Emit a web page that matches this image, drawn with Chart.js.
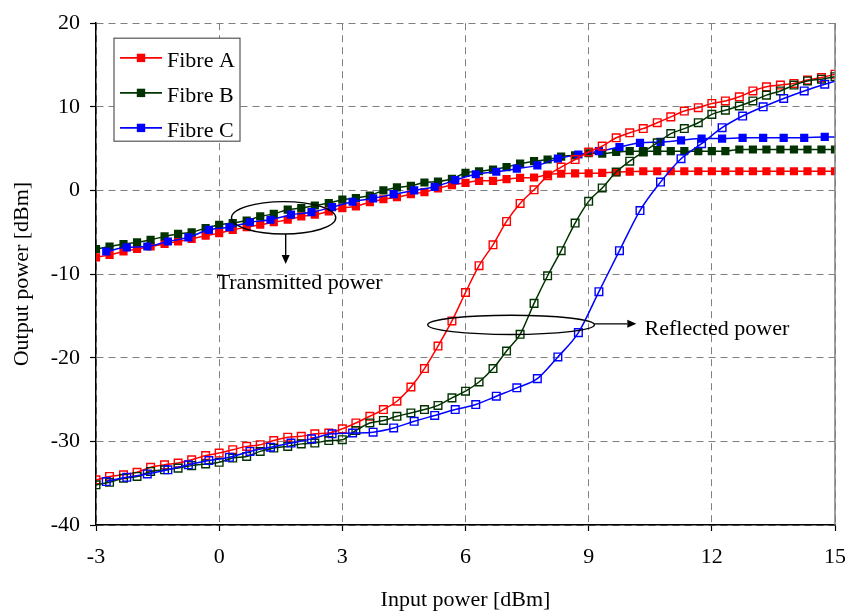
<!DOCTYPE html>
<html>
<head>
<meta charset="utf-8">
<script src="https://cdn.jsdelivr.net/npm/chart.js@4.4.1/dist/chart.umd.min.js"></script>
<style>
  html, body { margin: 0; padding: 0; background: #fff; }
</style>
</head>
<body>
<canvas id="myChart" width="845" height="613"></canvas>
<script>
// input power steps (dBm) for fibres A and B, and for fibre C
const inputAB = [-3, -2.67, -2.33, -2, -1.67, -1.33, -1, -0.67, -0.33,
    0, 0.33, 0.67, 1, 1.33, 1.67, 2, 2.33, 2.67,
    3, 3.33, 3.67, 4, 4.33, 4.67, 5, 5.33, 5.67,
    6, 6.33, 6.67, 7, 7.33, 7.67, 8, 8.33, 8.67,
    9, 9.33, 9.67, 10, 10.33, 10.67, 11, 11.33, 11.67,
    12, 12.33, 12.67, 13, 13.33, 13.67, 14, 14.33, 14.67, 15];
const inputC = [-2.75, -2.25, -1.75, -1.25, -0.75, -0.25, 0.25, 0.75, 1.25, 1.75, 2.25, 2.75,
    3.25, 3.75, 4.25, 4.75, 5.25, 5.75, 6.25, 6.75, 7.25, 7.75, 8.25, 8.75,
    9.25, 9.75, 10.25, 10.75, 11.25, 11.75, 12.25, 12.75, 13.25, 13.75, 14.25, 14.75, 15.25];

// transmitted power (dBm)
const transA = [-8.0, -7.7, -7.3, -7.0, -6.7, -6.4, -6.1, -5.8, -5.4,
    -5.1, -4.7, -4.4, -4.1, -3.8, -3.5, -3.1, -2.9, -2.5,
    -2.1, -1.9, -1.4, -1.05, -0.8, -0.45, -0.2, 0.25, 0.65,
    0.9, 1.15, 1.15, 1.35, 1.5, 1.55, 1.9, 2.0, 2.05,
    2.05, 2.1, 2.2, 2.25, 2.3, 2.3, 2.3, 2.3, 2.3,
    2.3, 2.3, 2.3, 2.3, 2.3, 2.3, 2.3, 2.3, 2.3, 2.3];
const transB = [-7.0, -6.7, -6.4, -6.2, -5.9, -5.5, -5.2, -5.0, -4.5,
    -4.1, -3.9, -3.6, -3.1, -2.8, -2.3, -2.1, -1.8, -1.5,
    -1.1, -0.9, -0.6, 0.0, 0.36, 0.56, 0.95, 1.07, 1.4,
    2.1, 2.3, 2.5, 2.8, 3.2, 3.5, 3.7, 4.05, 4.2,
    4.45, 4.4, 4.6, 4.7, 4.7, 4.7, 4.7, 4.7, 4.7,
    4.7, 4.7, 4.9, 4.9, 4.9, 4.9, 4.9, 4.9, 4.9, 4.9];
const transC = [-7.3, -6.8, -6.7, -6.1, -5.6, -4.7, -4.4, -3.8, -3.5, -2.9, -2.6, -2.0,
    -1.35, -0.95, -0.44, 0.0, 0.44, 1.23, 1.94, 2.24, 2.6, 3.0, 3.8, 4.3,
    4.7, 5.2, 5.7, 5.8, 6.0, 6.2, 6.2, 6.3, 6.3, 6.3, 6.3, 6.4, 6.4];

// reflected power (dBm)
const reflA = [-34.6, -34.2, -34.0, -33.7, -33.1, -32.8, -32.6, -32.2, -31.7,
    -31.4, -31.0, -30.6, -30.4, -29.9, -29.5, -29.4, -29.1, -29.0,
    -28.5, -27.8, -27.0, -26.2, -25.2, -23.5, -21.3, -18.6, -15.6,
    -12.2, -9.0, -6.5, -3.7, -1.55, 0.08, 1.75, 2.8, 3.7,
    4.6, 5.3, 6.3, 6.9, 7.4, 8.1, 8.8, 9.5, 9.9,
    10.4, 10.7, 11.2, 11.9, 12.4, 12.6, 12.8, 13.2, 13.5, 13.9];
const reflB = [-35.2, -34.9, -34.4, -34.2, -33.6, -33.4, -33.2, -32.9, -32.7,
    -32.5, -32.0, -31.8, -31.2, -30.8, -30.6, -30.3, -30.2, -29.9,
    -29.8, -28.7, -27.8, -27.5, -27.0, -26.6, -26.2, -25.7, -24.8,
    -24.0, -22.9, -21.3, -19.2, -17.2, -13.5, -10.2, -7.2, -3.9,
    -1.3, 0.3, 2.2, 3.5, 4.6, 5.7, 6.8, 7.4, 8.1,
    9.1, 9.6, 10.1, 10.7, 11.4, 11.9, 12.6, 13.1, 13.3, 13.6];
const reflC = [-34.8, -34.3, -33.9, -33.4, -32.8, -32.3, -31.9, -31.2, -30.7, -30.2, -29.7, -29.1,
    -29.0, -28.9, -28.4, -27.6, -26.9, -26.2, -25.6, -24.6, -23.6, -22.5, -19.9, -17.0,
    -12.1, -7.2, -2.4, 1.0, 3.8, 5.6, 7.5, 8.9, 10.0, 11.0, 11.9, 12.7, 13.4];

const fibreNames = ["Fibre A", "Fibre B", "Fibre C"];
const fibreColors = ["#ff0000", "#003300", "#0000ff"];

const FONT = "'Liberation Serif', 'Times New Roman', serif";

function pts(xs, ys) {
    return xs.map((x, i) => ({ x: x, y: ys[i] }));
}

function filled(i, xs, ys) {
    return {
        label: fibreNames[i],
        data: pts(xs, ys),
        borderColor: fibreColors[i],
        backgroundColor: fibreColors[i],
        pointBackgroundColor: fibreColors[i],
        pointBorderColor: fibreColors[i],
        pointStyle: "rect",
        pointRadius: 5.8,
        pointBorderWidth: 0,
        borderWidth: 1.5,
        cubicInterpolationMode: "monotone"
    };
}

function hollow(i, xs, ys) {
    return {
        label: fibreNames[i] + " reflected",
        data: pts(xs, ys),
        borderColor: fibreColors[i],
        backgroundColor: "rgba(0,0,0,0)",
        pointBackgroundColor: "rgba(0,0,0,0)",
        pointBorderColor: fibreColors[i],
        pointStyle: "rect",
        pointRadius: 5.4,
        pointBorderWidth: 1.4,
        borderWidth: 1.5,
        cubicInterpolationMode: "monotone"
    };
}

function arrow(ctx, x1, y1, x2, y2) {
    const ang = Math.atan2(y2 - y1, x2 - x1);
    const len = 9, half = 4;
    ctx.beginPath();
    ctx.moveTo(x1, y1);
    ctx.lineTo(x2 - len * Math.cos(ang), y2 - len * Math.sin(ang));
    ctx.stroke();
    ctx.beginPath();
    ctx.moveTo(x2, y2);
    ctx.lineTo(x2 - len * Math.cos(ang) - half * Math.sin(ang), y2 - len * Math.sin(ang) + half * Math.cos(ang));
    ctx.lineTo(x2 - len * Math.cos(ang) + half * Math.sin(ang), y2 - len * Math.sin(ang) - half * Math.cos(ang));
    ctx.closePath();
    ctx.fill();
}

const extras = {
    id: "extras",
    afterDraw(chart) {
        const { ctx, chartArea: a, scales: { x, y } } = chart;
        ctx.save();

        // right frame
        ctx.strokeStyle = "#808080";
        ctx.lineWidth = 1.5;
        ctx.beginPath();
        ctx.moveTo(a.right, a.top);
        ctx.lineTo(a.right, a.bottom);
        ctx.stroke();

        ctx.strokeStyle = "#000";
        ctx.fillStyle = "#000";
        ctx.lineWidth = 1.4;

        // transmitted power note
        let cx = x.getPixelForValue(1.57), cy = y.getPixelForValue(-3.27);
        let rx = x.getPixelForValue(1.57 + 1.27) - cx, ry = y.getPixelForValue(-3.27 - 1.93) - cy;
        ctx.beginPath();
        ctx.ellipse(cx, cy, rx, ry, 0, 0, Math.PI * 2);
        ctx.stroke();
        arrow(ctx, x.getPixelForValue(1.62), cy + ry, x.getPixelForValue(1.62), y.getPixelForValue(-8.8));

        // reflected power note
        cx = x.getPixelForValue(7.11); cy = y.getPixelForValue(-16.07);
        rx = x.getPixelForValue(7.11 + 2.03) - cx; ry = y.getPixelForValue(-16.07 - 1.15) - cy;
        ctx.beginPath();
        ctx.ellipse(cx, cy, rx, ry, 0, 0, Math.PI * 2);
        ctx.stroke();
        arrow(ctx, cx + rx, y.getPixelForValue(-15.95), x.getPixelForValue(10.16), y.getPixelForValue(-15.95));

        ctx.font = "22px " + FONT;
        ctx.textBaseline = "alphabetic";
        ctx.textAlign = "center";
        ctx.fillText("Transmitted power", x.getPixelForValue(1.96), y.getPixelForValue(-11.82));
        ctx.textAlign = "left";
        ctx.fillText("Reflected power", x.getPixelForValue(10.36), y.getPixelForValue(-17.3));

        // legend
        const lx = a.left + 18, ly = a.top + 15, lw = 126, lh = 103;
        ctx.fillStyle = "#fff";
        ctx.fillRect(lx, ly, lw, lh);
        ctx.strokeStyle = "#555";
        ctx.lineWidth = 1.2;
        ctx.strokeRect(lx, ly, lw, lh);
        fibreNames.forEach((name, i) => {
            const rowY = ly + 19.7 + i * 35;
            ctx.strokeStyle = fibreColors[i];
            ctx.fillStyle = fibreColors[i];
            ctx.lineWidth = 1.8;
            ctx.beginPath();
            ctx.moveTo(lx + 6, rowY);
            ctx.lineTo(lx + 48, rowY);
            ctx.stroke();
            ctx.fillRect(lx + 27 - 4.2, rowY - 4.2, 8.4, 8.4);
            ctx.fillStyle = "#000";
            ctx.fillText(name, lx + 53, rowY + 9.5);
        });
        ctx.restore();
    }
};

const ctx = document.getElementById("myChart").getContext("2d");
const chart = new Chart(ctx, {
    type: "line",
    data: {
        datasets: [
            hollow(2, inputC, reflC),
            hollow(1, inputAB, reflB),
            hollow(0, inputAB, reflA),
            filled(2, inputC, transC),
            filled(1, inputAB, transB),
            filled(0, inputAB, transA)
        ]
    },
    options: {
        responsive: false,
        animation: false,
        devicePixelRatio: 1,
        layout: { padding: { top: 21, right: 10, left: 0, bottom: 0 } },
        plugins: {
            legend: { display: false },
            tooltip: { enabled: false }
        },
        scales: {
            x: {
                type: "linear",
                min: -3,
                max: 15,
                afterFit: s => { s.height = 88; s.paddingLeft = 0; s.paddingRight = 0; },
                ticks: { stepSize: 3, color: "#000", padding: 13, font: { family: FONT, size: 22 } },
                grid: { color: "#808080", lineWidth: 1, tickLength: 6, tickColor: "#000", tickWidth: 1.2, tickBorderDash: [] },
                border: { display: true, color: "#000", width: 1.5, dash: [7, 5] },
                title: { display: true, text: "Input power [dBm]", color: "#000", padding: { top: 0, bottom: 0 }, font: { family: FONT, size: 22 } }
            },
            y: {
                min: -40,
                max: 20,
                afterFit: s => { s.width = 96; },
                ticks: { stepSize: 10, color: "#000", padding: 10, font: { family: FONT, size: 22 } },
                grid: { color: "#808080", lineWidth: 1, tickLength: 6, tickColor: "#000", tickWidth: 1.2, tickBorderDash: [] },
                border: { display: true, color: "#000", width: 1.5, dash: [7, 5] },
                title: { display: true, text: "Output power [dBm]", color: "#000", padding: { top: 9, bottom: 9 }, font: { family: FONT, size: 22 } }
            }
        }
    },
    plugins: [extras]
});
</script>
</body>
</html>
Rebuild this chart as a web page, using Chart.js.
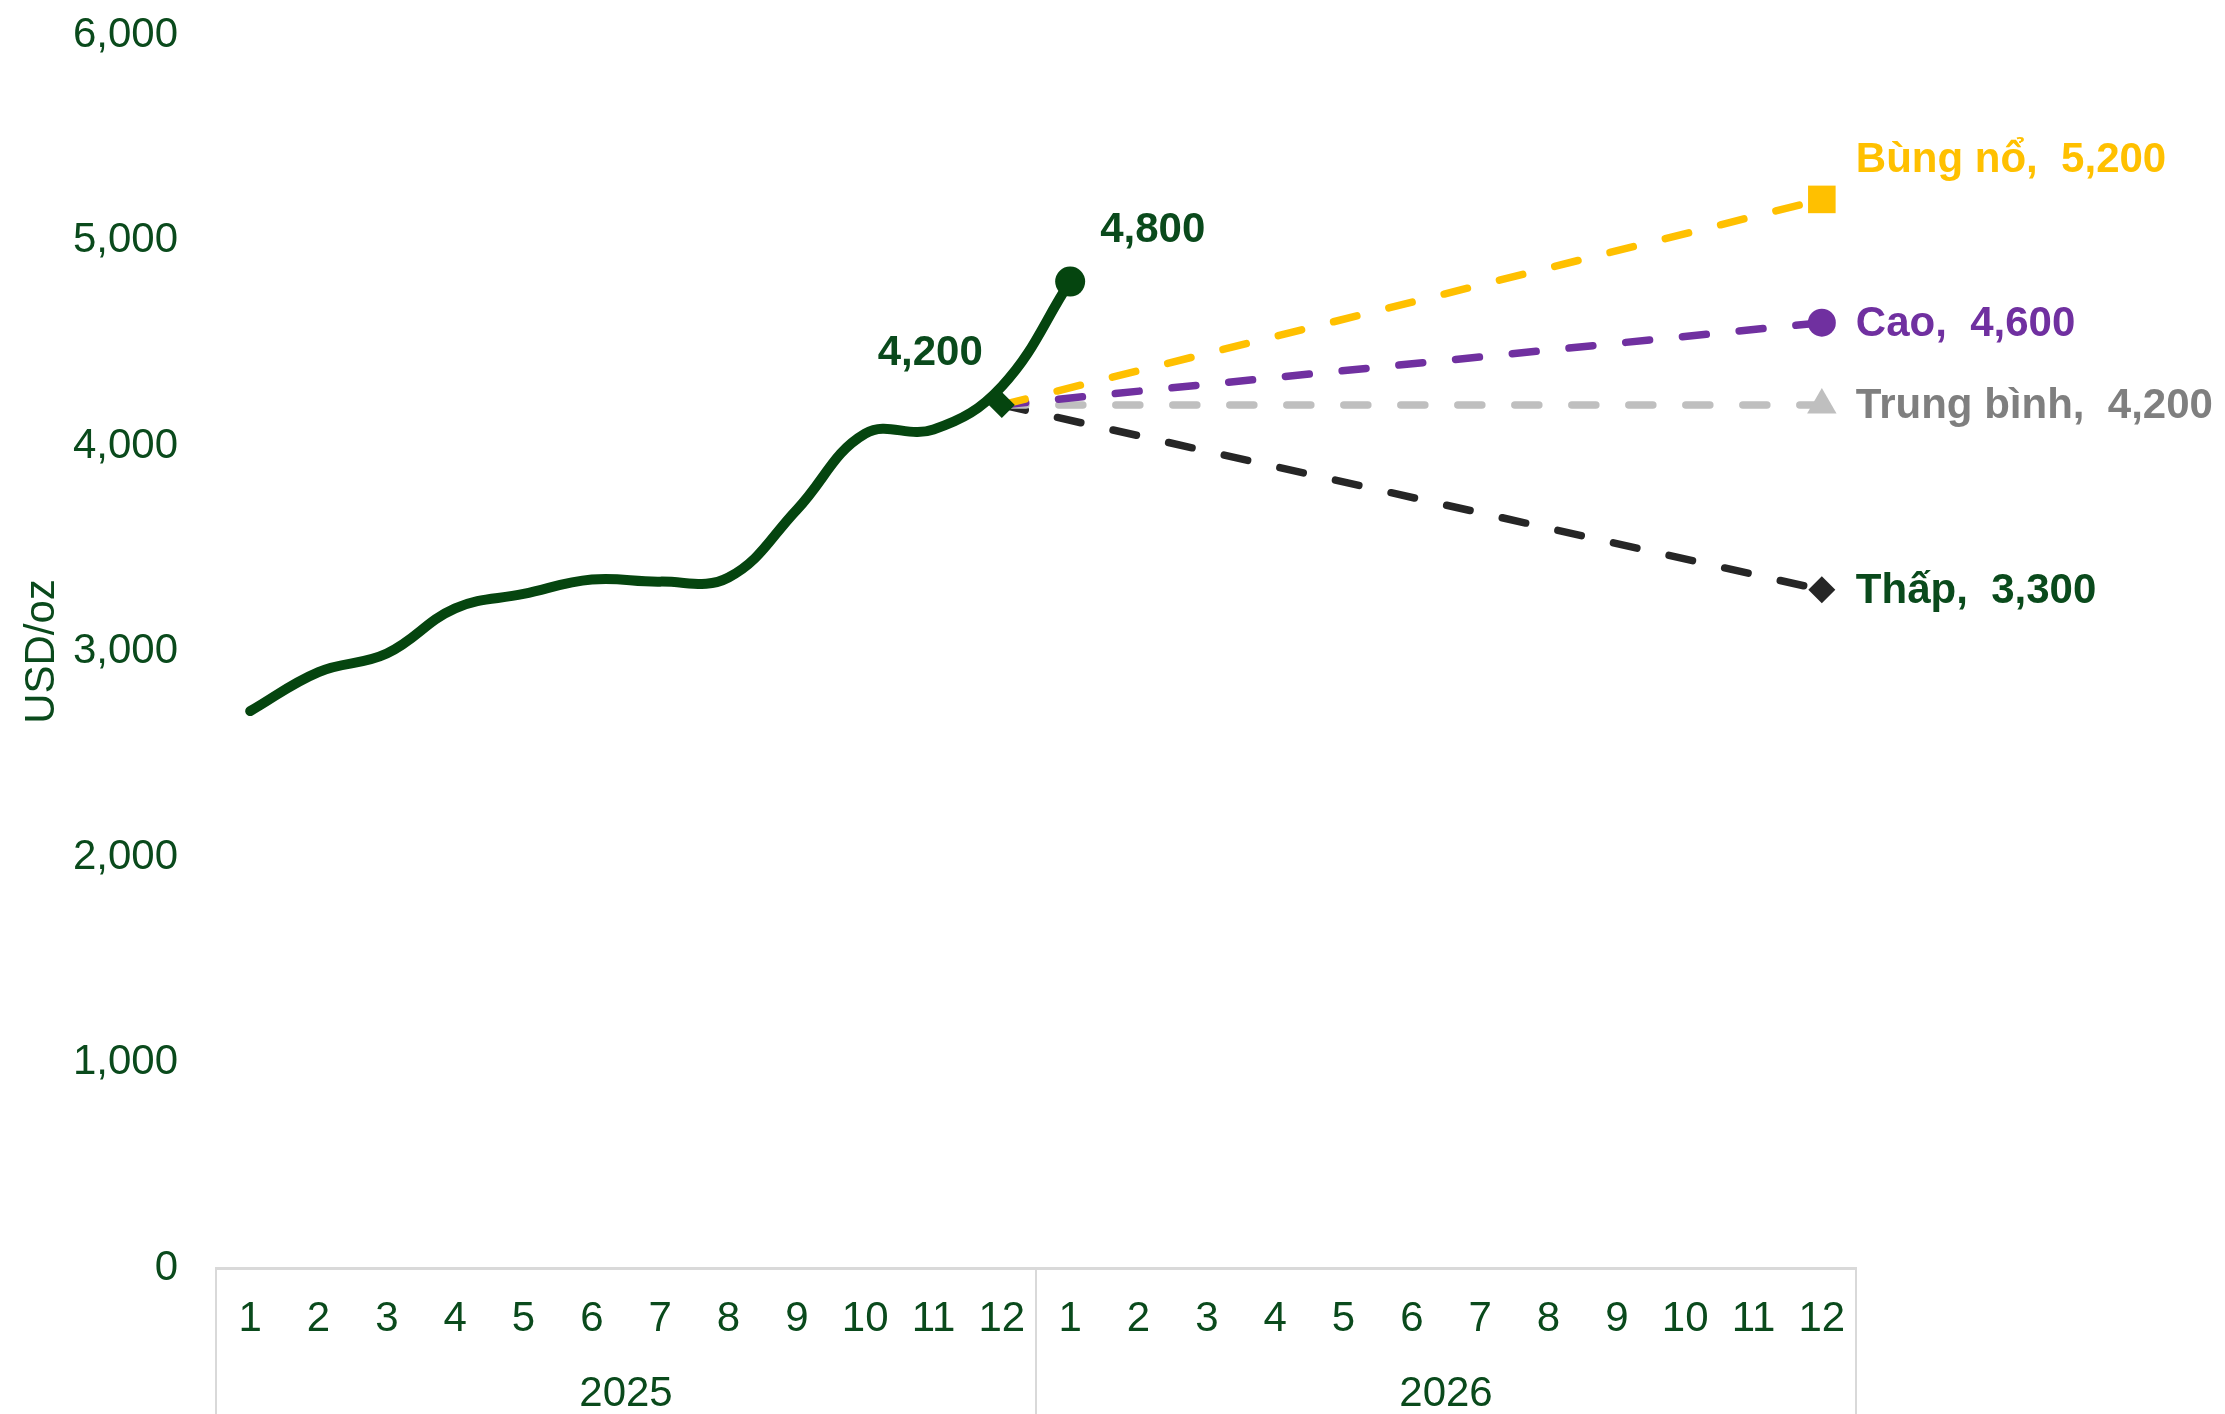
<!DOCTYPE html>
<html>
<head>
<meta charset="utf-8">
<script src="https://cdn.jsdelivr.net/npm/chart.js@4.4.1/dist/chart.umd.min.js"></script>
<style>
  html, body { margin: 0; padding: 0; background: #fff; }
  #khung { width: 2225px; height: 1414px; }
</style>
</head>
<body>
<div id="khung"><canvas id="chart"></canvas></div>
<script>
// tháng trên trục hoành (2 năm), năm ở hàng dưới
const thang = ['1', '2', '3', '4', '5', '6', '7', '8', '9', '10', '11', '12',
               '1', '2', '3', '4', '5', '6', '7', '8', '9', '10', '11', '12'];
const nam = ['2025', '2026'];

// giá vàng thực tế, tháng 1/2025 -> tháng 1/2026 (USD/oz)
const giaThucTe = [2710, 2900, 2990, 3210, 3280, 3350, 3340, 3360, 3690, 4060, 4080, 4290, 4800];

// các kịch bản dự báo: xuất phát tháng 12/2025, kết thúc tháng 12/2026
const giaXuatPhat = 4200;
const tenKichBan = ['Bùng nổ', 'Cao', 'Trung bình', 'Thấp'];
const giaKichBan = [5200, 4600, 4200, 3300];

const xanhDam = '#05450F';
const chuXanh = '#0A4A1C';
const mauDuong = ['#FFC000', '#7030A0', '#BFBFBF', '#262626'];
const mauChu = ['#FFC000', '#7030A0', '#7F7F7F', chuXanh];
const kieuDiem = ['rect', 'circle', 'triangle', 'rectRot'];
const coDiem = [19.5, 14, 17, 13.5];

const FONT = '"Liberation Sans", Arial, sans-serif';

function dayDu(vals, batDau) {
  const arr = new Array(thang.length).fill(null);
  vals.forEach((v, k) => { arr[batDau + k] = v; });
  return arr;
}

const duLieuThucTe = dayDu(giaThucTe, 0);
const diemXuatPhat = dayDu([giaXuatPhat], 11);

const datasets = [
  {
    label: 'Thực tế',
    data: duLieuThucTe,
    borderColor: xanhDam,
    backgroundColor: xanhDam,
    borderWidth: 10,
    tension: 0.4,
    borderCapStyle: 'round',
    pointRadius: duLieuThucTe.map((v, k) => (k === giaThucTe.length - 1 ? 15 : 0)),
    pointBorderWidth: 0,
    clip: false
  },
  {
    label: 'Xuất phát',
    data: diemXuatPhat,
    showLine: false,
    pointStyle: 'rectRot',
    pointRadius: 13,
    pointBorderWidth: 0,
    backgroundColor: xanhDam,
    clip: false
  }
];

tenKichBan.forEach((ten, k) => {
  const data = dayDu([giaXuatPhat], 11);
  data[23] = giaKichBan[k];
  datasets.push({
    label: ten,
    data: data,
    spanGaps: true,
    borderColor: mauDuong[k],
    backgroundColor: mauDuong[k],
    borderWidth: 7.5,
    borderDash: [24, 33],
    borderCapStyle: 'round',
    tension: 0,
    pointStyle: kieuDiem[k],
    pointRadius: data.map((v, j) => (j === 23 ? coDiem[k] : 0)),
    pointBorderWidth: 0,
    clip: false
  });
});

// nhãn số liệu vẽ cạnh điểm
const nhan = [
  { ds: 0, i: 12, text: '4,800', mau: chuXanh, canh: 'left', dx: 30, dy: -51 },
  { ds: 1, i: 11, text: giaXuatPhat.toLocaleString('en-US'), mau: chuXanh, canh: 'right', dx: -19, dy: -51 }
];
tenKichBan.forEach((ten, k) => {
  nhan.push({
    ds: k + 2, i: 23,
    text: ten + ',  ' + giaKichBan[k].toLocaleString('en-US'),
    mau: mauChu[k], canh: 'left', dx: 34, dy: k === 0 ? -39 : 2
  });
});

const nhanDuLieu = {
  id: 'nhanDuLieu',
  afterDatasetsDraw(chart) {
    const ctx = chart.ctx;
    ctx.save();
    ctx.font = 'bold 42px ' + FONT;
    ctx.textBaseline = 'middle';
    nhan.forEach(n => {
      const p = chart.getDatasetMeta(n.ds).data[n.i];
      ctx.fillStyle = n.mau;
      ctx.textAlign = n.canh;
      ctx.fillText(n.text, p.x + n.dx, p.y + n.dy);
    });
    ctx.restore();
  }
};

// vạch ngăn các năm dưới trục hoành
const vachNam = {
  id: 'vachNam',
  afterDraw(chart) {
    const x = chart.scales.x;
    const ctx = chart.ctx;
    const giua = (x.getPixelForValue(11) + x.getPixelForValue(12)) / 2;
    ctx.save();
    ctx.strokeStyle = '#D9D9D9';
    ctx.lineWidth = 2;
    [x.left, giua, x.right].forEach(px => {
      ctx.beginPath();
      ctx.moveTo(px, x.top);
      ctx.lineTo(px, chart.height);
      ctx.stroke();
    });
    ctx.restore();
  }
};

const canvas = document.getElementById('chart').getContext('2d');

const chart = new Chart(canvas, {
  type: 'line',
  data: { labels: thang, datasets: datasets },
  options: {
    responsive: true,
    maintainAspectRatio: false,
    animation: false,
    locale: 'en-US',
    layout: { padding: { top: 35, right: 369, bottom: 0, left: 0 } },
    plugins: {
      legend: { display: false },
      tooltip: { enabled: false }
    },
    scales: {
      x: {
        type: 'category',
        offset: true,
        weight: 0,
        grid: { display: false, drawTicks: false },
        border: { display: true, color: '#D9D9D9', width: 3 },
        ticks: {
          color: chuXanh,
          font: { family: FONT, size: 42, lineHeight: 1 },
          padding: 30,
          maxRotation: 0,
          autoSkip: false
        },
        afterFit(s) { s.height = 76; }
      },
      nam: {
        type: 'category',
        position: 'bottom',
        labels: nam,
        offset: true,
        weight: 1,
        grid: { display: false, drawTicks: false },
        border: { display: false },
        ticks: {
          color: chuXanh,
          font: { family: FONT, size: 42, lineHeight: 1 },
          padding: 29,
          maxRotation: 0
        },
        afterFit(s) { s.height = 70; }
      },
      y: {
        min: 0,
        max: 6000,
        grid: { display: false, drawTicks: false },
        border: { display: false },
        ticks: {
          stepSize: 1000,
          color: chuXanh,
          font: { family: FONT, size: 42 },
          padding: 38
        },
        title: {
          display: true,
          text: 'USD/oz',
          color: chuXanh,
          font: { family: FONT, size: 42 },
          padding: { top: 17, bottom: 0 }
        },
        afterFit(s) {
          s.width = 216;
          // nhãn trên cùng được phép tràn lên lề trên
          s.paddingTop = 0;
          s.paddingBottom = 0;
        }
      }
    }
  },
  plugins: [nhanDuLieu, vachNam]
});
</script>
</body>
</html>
■ ■ ■ ■ ■
Skip all pictures. Retype exactly the span whose first line is the one with "Rebuild this chart" and whose last line is the one with "const coDiem = [19.5, 14, 17, 13.5];".

Task output:
Rebuild this chart as a web page, using Chart.js.
<!DOCTYPE html>
<html>
<head>
<meta charset="utf-8">
<script src="https://cdn.jsdelivr.net/npm/chart.js@4.4.1/dist/chart.umd.min.js"></script>
<style>
  html, body { margin: 0; padding: 0; background: #fff; }
  #khung { width: 2225px; height: 1414px; }
</style>
</head>
<body>
<div id="khung"><canvas id="chart"></canvas></div>
<script>
// tháng trên trục hoành (2 năm), năm ở hàng dưới
const thang = ['1', '2', '3', '4', '5', '6', '7', '8', '9', '10', '11', '12',
               '1', '2', '3', '4', '5', '6', '7', '8', '9', '10', '11', '12'];
const nam = ['2025', '2026'];

// giá vàng thực tế, tháng 1/2025 -> tháng 1/2026 (USD/oz)
const giaThucTe = [2710, 2900, 2990, 3210, 3280, 3350, 3340, 3360, 3690, 4060, 4080, 4290, 4800];

// các kịch bản dự báo: xuất phát tháng 12/2025, kết thúc tháng 12/2026
const giaXuatPhat = 4200;
const tenKichBan = ['Bùng nổ', 'Cao', 'Trung bình', 'Thấp'];
const giaKichBan = [5200, 4600, 4200, 3300];

const xanhDam = '#05450F';
const chuXanh = '#0A4A1C';
const mauDuong = ['#FFC000', '#7030A0', '#BFBFBF', '#262626'];
const mauChu = ['#FFC000', '#7030A0', '#7F7F7F', chuXanh];
const kieuDiem = ['rect', 'circle', 'triangle', 'rectRot'];
const coDiem = [19.5, 14, 17, 13.5];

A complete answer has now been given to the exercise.